Dogs have been walking alongside humans for tens of thousands of years. We don’t know exactly when this domestication started, and why is even less clear. It may seem by now that people and dogs are meant to live together, but back in prehistory that’s not such an obvious proposition. So what was the meet-cute (or should that be meat-cute?) that sparked this beautiful friendship?

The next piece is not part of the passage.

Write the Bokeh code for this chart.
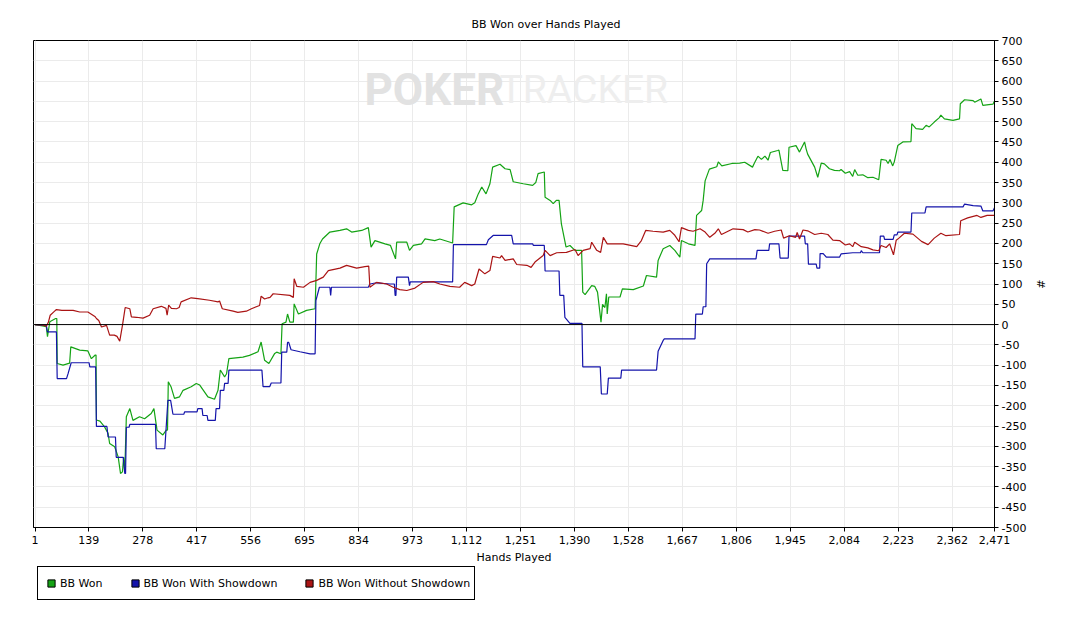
from bokeh.plotting import figure
from bokeh.layouts import column
from bokeh.models import (Range1d, FixedTicker, NumeralTickFormatter, Span,
                          Label, Legend, LegendItem)
from bokeh.embed import file_html
from bokeh.resources import INLINE

# ---------------- data ----------------
title_text = "BB Won over Hands Played"
x_label = "Hands Played"
y_label = "#"
x_ticks = [1, 139, 278, 417, 556, 695, 834, 973, 1112, 1251, 1390, 1528, 1667,
           1806, 1945, 2084, 2223, 2362, 2471]
y_ticks = list(range(-500, 701, 50))
series_names = ["BB Won", "BB Won With Showdown", "BB Won Without Showdown"]
series_colors = ["#14a314", "#1414aa", "#aa1414"]

won_hands = [1, 20, 30, 33, 39, 54, 57, 58, 73, 90, 93, 116, 137, 146, 156, 158, 159, 168, 180,
             189, 193, 206, 215, 221, 226, 229, 232, 236, 245, 253, 270, 283, 300, 307, 315, 330,
             339, 342, 344, 351, 360, 373, 382, 403, 416, 425, 446, 463, 472, 478, 489, 494, 500,
             536, 553, 575, 583, 592, 603, 618, 623, 634, 637, 647, 651, 657, 666, 668, 679, 700,
             722, 726, 734, 741, 760, 786, 803, 816, 842, 859, 866, 876, 902, 916, 929, 932, 958,
             965, 975, 996, 1005, 1030, 1043, 1076, 1080, 1103, 1125, 1133, 1142, 1151, 1162,
             1172, 1179, 1198, 1211, 1224, 1232, 1258, 1282, 1290, 1296, 1312, 1314, 1327, 1335,
             1343, 1350, 1356, 1368, 1378, 1391, 1408, 1411, 1417, 1434, 1442, 1449, 1458, 1462,
             1468, 1472, 1474, 1478, 1507, 1513, 1541, 1567, 1575, 1601, 1605, 1618, 1635, 1648,
             1661, 1665, 1683, 1700, 1704, 1717, 1721, 1726, 1737, 1756, 1760, 1769, 1795, 1815,
             1828, 1848, 1853, 1862, 1871, 1880, 1888, 1894, 1913, 1916, 1926, 1939, 1942, 1960,
             1969, 1982, 1986, 1990, 2008, 2016, 2025, 2033, 2046, 2059, 2072, 2076, 2087, 2098,
             2106, 2111, 2119, 2132, 2145, 2158, 2173, 2179, 2192, 2197, 2202, 2209, 2213, 2222,
             2235, 2256, 2258, 2269, 2286, 2295, 2303, 2316, 2329, 2333, 2342, 2364, 2381, 2383,
             2394, 2416, 2420, 2436, 2441, 2467, 2471]
won_values = [0, -3, -5, -30, 7, 15, 15, -96, -100, -95, -55, -63, -65, -84, -75, -75, -235, -238,
              -252, -268, -293, -301, -326, -367, -363, -327, -363, -227, -207, -236, -227, -232,
              -219, -207, -260, -272, -260, -260, -141, -153, -182, -178, -162, -153, -145, -149,
              -178, -184, -162, -112, -129, -121, -84, -80, -76, -67, -43, -88, -96, -71, -68, -72,
              2, 6, 26, 6, 6, 51, 26, 35, 39, 174, 199, 211, 228, 232, 236, 228, 232, 239, 191, 207,
              199, 195, 162, 203, 203, 183, 195, 199, 211, 207, 211, 201, 290, 300, 295, 300, 322,
              339, 322, 347, 388, 395, 384, 382, 352, 347, 343, 350, 372, 376, 314, 306, 298, 306,
              306, 248, 191, 195, 183, 183, 80, 74, 96, 94, 80, 6, 50, 42, 76, 26, 68, 68, 88, 86,
              95, 121, 117, 158, 187, 195, 183, 166, 207, 199, 195, 269, 281, 306, 354, 383, 389,
              401, 391, 397, 398, 400, 388, 398, 415, 407, 415, 405, 424, 429, 430, 380, 379, 437,
              441, 425, 450, 433, 420, 388, 363, 398, 396, 384, 380, 379, 382, 373, 377, 365, 382,
              368, 369, 362, 363, 357, 407, 405, 397, 407, 391, 401, 441, 450, 451, 495, 483, 481,
              491, 487, 499, 510, 516, 507, 503, 507, 544, 554, 552, 548, 556, 540, 543, 551]

sd_hands = [1, 30, 33, 56, 58, 82, 86, 94, 140, 142, 157, 159, 186, 189, 208, 210, 228, 232, 234,
            236, 243, 245, 311, 313, 335, 343, 350, 356, 384, 386, 418, 420, 431, 433, 444, 446,
            465, 467, 476, 478, 487, 489, 498, 500, 585, 588, 605, 609, 634, 636, 649, 651, 654,
            660, 683, 709, 722, 724, 733, 760, 762, 764, 859, 863, 880, 915, 926, 928, 930, 932,
            962, 965, 967, 1076, 1078, 1163, 1168, 1181, 1228, 1232, 1282, 1284, 1312, 1314,
            1350, 1352, 1362, 1365, 1378, 1409, 1411, 1456, 1459, 1474, 1477, 1509, 1511, 1601,
            1605, 1618, 1621, 1700, 1702, 1719, 1721, 1728, 1730, 1738, 1857, 1860, 1890, 1892,
            1916, 1919, 1940, 1942, 1982, 1984, 1990, 1992, 2012, 2014, 2021, 2022, 2030, 2038,
            2072, 2076, 2106, 2126, 2128, 2132, 2175, 2177, 2186, 2188, 2210, 2213, 2220, 2222,
            2256, 2258, 2292, 2295, 2390, 2394, 2416, 2436, 2441, 2467, 2471]
sd_values = [0, -2, -18, -18, -133, -133, -121, -94, -94, -104, -104, -251, -251, -277, -277,
             -327, -327, -367, -367, -253, -253, -246, -246, -306, -306, -187, -187, -221, -221,
             -215, -215, -207, -207, -224, -224, -236, -236, -207, -207, -162, -162, -145, -145,
             -112, -112, -153, -153, -144, -144, -68, -68, -44, -44, -62, -67, -72, -72, 59, 92,
             92, 72, 92, 92, 100, 103, 100, 100, 72, 72, 117, 117, 96, 105, 105, 197, 197, 209,
             220, 220, 199, 199, 195, 195, 132, 132, 72, 72, 18, 3, 3, -104, -104, -171, -171,
             -132, -132, -112, -112, -66, -39, -35, -35, 26, 26, 44, 44, 150, 162, 162, 183, 183,
             199, 199, 164, 164, 218, 218, 199, 199, 149, 149, 139, 139, 175, 175, 166, 166, 174,
             177, 177, 182, 177, 177, 218, 218, 210, 210, 221, 221, 228, 228, 275, 275, 290, 290,
             297, 293, 292, 280, 280, 288]

nsd_hands = [1, 20, 30, 35, 40, 50, 56, 70, 99, 116, 137, 155, 159, 165, 172, 185, 193, 205, 212,
             219, 226, 233, 245, 249, 262, 279, 296, 305, 326, 338, 341, 345, 352, 365, 372, 377,
             403, 420, 450, 472, 476, 483, 511, 523, 545, 558, 579, 583, 592, 601, 606, 614, 657,
             666, 668, 675, 692, 709, 726, 743, 756, 786, 803, 829, 850, 860, 863, 880, 906, 923,
             940, 958, 979, 1000, 1026, 1043, 1069, 1094, 1107, 1125, 1133, 1144, 1159, 1172,
             1179, 1198, 1202, 1211, 1232, 1241, 1267, 1278, 1288, 1309, 1314, 1327, 1344, 1369,
             1391, 1399, 1412, 1430, 1434, 1447, 1457, 1464, 1474, 1515, 1550, 1562, 1573, 1592,
             1618, 1635, 1648, 1659, 1665, 1683, 1695, 1713, 1726, 1738, 1751, 1760, 1768, 1798,
             1824, 1836, 1854, 1866, 1888, 1905, 1922, 1928, 1943, 1959, 1963, 1969, 1978, 1990,
             2008, 2025, 2042, 2055, 2072, 2087, 2098, 2106, 2111, 2128, 2145, 2158, 2173, 2179,
             2192, 2201, 2211, 2218, 2225, 2239, 2261, 2283, 2300, 2316, 2333, 2346, 2381, 2384,
             2402, 2426, 2436, 2452, 2471]
nsd_values = [0, -1, -4, 5, 23, 32, 37, 35, 35, 31, 31, 20, 15, 10, -6, -2, -26, -26, -29, -41, -2,
              42, 39, 19, 18, 16, 23, 39, 45, 40, 23, 48, 40, 39, 42, 56, 66, 64, 60, 56, 58, 39,
              33, 30, 33, 39, 47, 70, 63, 66, 67, 76, 72, 67, 113, 94, 92, 104, 109, 117, 133, 139,
              146, 139, 143, 144, 92, 104, 100, 92, 86, 84, 90, 104, 106, 100, 94, 92, 104, 96, 100,
              137, 125, 133, 168, 164, 170, 158, 162, 148, 146, 141, 154, 170, 183, 170, 177, 178,
              185, 170, 183, 187, 203, 183, 178, 215, 199, 199, 192, 207, 232, 230, 228, 232, 220,
              204, 239, 232, 230, 236, 228, 215, 225, 236, 222, 236, 234, 228, 234, 233, 225, 230,
              233, 213, 219, 215, 227, 211, 233, 231, 222, 225, 222, 208, 207, 196, 199, 192, 203,
              192, 189, 184, 182, 195, 190, 199, 172, 208, 213, 225, 223, 205, 197, 213, 225, 219,
              222, 256, 263, 269, 264, 269, 269]

# ---------------- main figure ----------------
FONT = "DejaVu Sans"
FS = "11px"

p = figure(width=1062, height=566, output_backend="svg", toolbar_location=None,
           x_range=Range1d(-3, 2471), y_range=Range1d(-500, 700),
           x_axis_location="below", y_axis_location="right",
           min_border_left=33, min_border_right=68, min_border_top=40, min_border_bottom=39,
           background_fill_color="white", border_fill_color="white")
p.outline_line_color = "black"
p.outline_line_width = 1

p.title.text = title_text
p.title.align = "left"
p.title.offset = 438
p.title.text_font = FONT
p.title.text_font_size = FS
p.title.text_font_style = "normal"
p.title.text_color = "black"
p.title.standoff = 20

for ax in (p.xaxis[0], p.yaxis[0]):
    ax.axis_line_color = "black"
    ax.major_tick_line_color = "black"
    ax.major_tick_out = 4
    ax.major_tick_in = 0
    ax.minor_tick_out = 0
    ax.minor_tick_in = 0
    ax.major_label_text_font = FONT
    ax.major_label_text_font_size = FS
    ax.major_label_text_color = "black"
    ax.axis_label_text_font = FONT
    ax.axis_label_text_font_size = FS
    ax.axis_label_text_font_style = "normal"
    ax.axis_label_text_color = "black"

p.xaxis[0].ticker = FixedTicker(ticks=x_ticks)
p.xaxis[0].formatter = NumeralTickFormatter(format="0,0")
p.xaxis[0].axis_label = x_label
p.xaxis[0].major_label_standoff = 4
p.xaxis[0].axis_label_standoff = 4

p.yaxis[0].ticker = FixedTicker(ticks=y_ticks)
p.yaxis[0].formatter = NumeralTickFormatter(format="0")
p.yaxis[0].axis_label = y_label
p.yaxis[0].major_label_standoff = 3
p.yaxis[0].axis_label_standoff = 5

p.xgrid.ticker = FixedTicker(ticks=x_ticks)
p.ygrid.ticker = FixedTicker(ticks=y_ticks)
for g in (p.xgrid[0], p.ygrid[0]):
    g.grid_line_color = "#ebebeb"
    g.grid_line_width = 1

# watermark
p.add_layout(Label(x=331, y=438, x_units="screen", y_units="screen", text="POKER",
                   text_font="Roboto", text_font_style="bold", text_font_size="44px",
                   text_color="#e2e2e2", text_baseline="alphabetic", text_align="left"))
p.add_layout(Label(x=466, y=438, x_units="screen", y_units="screen", text="TRACKER",
                   text_font="Roboto", text_font_style="normal", text_font_size="39px",
                   text_color="#eeeeee", text_baseline="alphabetic", text_align="left"))

p.add_layout(Span(location=0, dimension="width", line_color="black", line_width=1))

p.line(won_hands, won_values, line_color=series_colors[0], line_width=1.2)
p.line(sd_hands, sd_values, line_color=series_colors[1], line_width=1.2)
p.line(nsd_hands, nsd_values, line_color=series_colors[2], line_width=1.2)

# ---------------- legend strip ----------------
lf = figure(width=1062, height=36, output_backend="svg", toolbar_location=None,
            x_range=Range1d(1, 2), y_range=Range1d(1, 2),
            x_axis_location=None, y_axis_location=None,
            min_border_left=0, min_border_right=0, min_border_top=0, min_border_bottom=0,
            background_fill_color="white", border_fill_color="white")
lf.grid.visible = False
lf.outline_line_color = None

items = []
for name, col in zip(series_names, series_colors):
    # swatch renderers sit outside the visible range; only their legend swatch shows
    r = lf.scatter(x=[0], y=[0], marker="square", fill_color=col, line_color="black", size=8)
    items.append(LegendItem(label=name, renderers=[r]))
legend = Legend(items=items, orientation="horizontal", location=(4, 2),
                padding=4, spacing=23, margin=0, glyph_width=18, glyph_height=24,
                label_standoff=0, label_text_font=FONT, label_text_font_size=FS,
                label_text_color="black", border_line_color="black", border_line_width=1,
                border_line_alpha=1, background_fill_color="white", background_fill_alpha=1)
lf.add_layout(legend, "center")

layout = column(p, lf, spacing=0)
open("out.html", "w").write(file_html(layout, INLINE))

There are a few reasons that would lead people to domesticate dogs. First in the list is the dog’s powerful sense of smell, and ability as a hunter. Mixed species hunting behaviour is not unknown in the natural world, and the abilities of weapon-wielding humans and keen-nosed dogs would surely have complemented each other. Annoyingly, Randall Eaton suggested just this in his 1969 paper “Cooperative hunting by cheetahs and jackals and a theory of domestication of the dog”. Don’t you just hate it when you think you’ve had an original idea, only to find someone beat you to it over fifty years ago? On the plus side, at least it only took a few minutes with Google Scholar to find out. That’s far preferable to coming up with a startling new idea writing it up, and sending it halfway around the world by steamboat, only to find that Darwin had been working on the same thing for years and got it published first. I’m looking at you, Alfred Russel Wallace.
As well as hunting companions, dogs would also have provided protection. Barking at noises or unfamiliar smells from something unseen beyond the glow of the fire. Seeing off unfriendly visitors of the animal or human variety. These credits in the ledger were obviously enough to balance out the debits of competing for food, and the risk that the dogs might occasionally bite the hand that feeds.
Did early humans even play the active role in starting this process? I’m not talking about with cats. That’s a totally different situation. There is no scrap of doubt in my mind that we are the domesticated party in that interspecies relationship. Rather, wolves which were friendlier and less afraid of humans would have been able to scavenge around the edge of camps. Not exactly domesticated but dependent on people like today’s seagulls, rats, and urban foxes. From those early overtures, that careful circling, familiarity grew into domesticity.
However and wherever the domestication event occurred, it was long before the birth of writing so our beloved cuneiform tablets can’t provide much illumination. What they do bring us though is this beautiful pack of pooches. As beautiful as they are, they are blessed with fearsome names befitting their apotropaic function. Loud is his bark! Biter of his foe! Catcher of the enemy! Expeller of evil! And my personal favourite, Don’t think, bite! These five figurines, now in the British Museum, were found buried beneath the threshold of a door in the North Palace of Ashurbanipal (day 49, and there’ll be more on day 69) at Nineveh. This is the perfect spot for a pack of guard dogs, ready to see off unfriendly visitors of the demonic variety.
To close out today, I want to tell you about a cache of school tablets found at Ur. It was common for students of cuneiform to write out proverbs, some of which relate to dogs. One reads: “In the city where no dog is present, the fox is overseer” – Sumerian for “when the cat’s away the mice will play”. But my favourite of the lot shows just how similar the dogs of 3500 years ago are to the good boys of today: “The dog understands ‘take it!’ but doesn’t understand putting it down.” I see an excited fetch-playing dog, drool-soaked ball in mouth, demanding “no take, only throw!” The real question is how could we not bring such joyful creatures into our camps?